Eric Williams was trying on clothing and modeling it for his wife, like he was on a runway.

He had a bulletproof vest with sheriff on it, pocket pants, army-like helmet and goggles.

They got up at 5:30 a.m. on March 30, 2013, Easter weekend.

They went to the storage unit in Seagoville to pick up the Crown Victoria and drove to the McLelland home, parking the Ford in the driveway.

There weren’t any lights on in the house, until Eric Williams rang the doorbell.

A light came in the house, then the porch light.

“He goes inside and I hear shots, a lot [of shots],” she said.

They fled the scene and returned the Ford to the storage unit before driving home.

“He did not tell me about Mike,” Kim Williams said.

He did tell her about Cynthia McLelland.

“He told me he had to shoot her an extra time because she was still moaning,” Kim Williams said. He shot her in the top of the head while she lay on the ground.
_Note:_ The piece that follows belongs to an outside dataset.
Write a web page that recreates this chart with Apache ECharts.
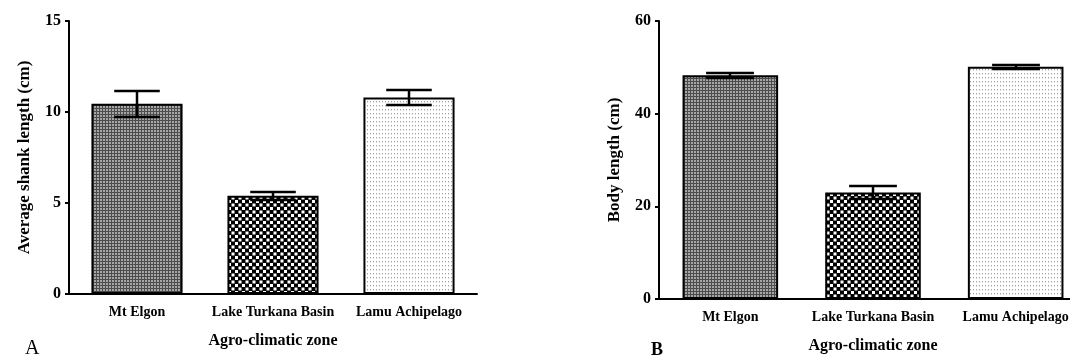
<!DOCTYPE html>
<html>
<head>
<meta charset="utf-8">
<script src="https://cdn.jsdelivr.net/npm/echarts@6/dist/echarts.min.js"></script>
<style>html,body{margin:0;padding:0;background:#fff}#c{width:1070px;height:359px}</style>
</head>
<body>
<div id="c"></div>
<script>
const categories = ['Mt Elgon', 'Lake Turkana Basin', 'Lamu Achipelago'];
const shankMean = [10.45, 5.4, 10.8];
const shankSE = [0.73, 0.22, 0.43];
const bodyMean = [48.3, 23.0, 50.1];
const bodySE = [0.55, 1.4, 0.5];
const shankTicks = [0, 5, 10, 15];
const bodyTicks = [0, 20, 40, 60];

function pattern(w, h, draw) {
  const c = document.createElement('canvas');
  c.width = w; c.height = h;
  const g = c.getContext('2d');
  draw(g);
  return { image: c, repeat: 'repeat' };
}
const fineChecker = pattern(3, 3, (g) => {
  g.fillStyle = '#4c4c4c'; g.fillRect(0, 0, 3, 3);
  g.fillStyle = '#a6a6a6'; g.fillRect(1, 1, 2, 2);
});
const bigChecker = pattern(7, 7, (g) => {
  g.fillStyle = '#000'; g.fillRect(0, 0, 7, 7);
  g.fillStyle = '#fff'; g.fillRect(0.5, 0.5, 3, 3); g.fillRect(4, 4, 3, 3);
});
const dots = pattern(3, 4, (g) => {
  g.fillStyle = '#fff'; g.fillRect(0, 0, 3, 4);
  g.fillStyle = '#a0a0a0'; g.fillRect(1, 1, 1, 1);
  g.fillStyle = '#dcdcdc'; g.fillRect(1, 2, 1, 1);
});
const fills = [fineChecker, bigChecker, dots];

const serif = 'Liberation Serif';

function errData(mean, se) {
  return mean.map((m, i) => [i, m - se[i], m + se[i]]);
}
function renderErr(params, api) {
  const i = api.value(0);
  const lo = api.coord([i, api.value(1)]);
  const hi = api.coord([i, api.value(2)]);
  const band = api.size([1, 0])[0];
  const hw = band * 0.67 / 4;
  const yl = Math.round(lo[1]), yh = Math.round(hi[1]), x = Math.round(hi[0]);
  const st = { stroke: '#000', lineWidth: 2.5 };
  return {
    type: 'group',
    children: [
      { type: 'line', shape: { x1: x, y1: yh, x2: x, y2: yl }, style: st },
      { type: 'line', shape: { x1: x - hw, y1: yh, x2: x + hw, y2: yh }, style: st },
      { type: 'line', shape: { x1: x - hw, y1: yl, x2: x + hw, y2: yl }, style: st }
    ]
  };
}

function xAxis(gridIndex, labelMargin, nameGap) {
  return {
    type: 'category', gridIndex, data: categories,
    name: 'Agro-climatic zone', nameLocation: 'middle', nameGap,
    nameTextStyle: { fontFamily: serif, fontWeight: 'bold', fontSize: 16, color: '#000' },
    axisLine: { lineStyle: { color: '#000', width: 2 } },
    axisTick: { alignWithLabel: true, length: 5, lineStyle: { color: '#000', width: 2 } },
    axisLabel: { interval: 0, fontFamily: serif, fontWeight: 'bold', fontSize: 14, color: '#000', margin: labelMargin }
  };
}
function yAxis(gridIndex, max, interval, name, nameGap) {
  return {
    type: 'value', gridIndex, min: 0, max, interval,
    name, nameLocation: 'middle', nameGap,
    nameTextStyle: { fontFamily: serif, fontWeight: 'bold', fontSize: 17, color: '#000' },
    axisLine: { show: true, lineStyle: { color: '#000', width: 2 } },
    axisTick: { show: true, length: 4, lineStyle: { color: '#000', width: 2 } },
    splitLine: { show: false },
    axisLabel: { fontFamily: serif, fontWeight: 'bold', fontSize: 16, color: '#000', margin: 8 }
  };
}

const option = {
  animation: false,
  backgroundColor: '#fff',
  title: [
    { text: 'A', left: 25, top: 339, padding: 0, textStyle: { fontFamily: serif, fontWeight: 'normal', fontSize: 20, color: '#000' } },
    { text: 'B', left: 651, top: 341, padding: 0, textStyle: { fontFamily: serif, fontWeight: 'bold', fontSize: 18, color: '#000' } }
  ],
  grid: [
    { left: 69, top: 21, width: 408, height: 273, outerBoundsMode: 'none' },
    { left: 659, top: 21, width: 428, height: 278, outerBoundsMode: 'none' }
  ],
  xAxis: [xAxis(0, 11, 39), xAxis(1, 11, 39)],
  yAxis: [
    yAxis(0, 15, 5, 'Average shank length (cm)', 36),
    yAxis(1, 60, 20, 'Body length (cm)', 36)
  ],
  series: [
    {
      type: 'bar', xAxisIndex: 0, yAxisIndex: 0, barWidth: '67%',
      data: shankMean.map((v, i) => ({ value: v, itemStyle: { color: fills[i] } })),
      itemStyle: { borderColor: '#000', borderWidth: 2 }
    },
    {
      type: 'custom', xAxisIndex: 0, yAxisIndex: 0, z: 5,
      data: errData(shankMean, shankSE), renderItem: renderErr
    },
    {
      type: 'bar', xAxisIndex: 1, yAxisIndex: 1, barWidth: '67%',
      data: bodyMean.map((v, i) => ({ value: v, itemStyle: { color: fills[i] } })),
      itemStyle: { borderColor: '#000', borderWidth: 2 }
    },
    {
      type: 'custom', xAxisIndex: 1, yAxisIndex: 1, z: 5,
      data: errData(bodyMean, bodySE), renderItem: renderErr
    }
  ]
};
const chart = echarts.init(document.getElementById('c'));
chart.setOption(option);
</script>
</body>
</html>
That night they celebrated with steaks on the grill at her parents’ home.

Then came the television interviews when law enforcement had turned their sights on Eric Williams.

“He was arrogant,” Kim Williams said. “He was thrilled. He acted like nothing happened.”

Wirskye asked her if there were still people on the hit list, and she said County Court at Law Judge Erleigh Norville Wiley and Ashworth.

Wiley was on the list because she put an end to his overcharging for his work on Child Protective Services cases.

But Eric Williams’ desire to show off – sending a tip into Kaufman County Crime Stoppers that was traced back to his computer –stopped the killing with his arrest in April 2013.

The case went to the jury shortly after 3 p.m. when the prosecution and defense attorneys finished their closing arguments.

The defense argued that Eric Williams was not a threat to society and should be sentenced to life without parole.

The prosecution maintained that he is calculating, vindictive and would still be a danger to society if sent to prison for the rest of his life.

Dallas County Criminal District Court Judge Mike Snipes at about 6 p.m. said jurors had not reached a decision and he was sequestering them for the night.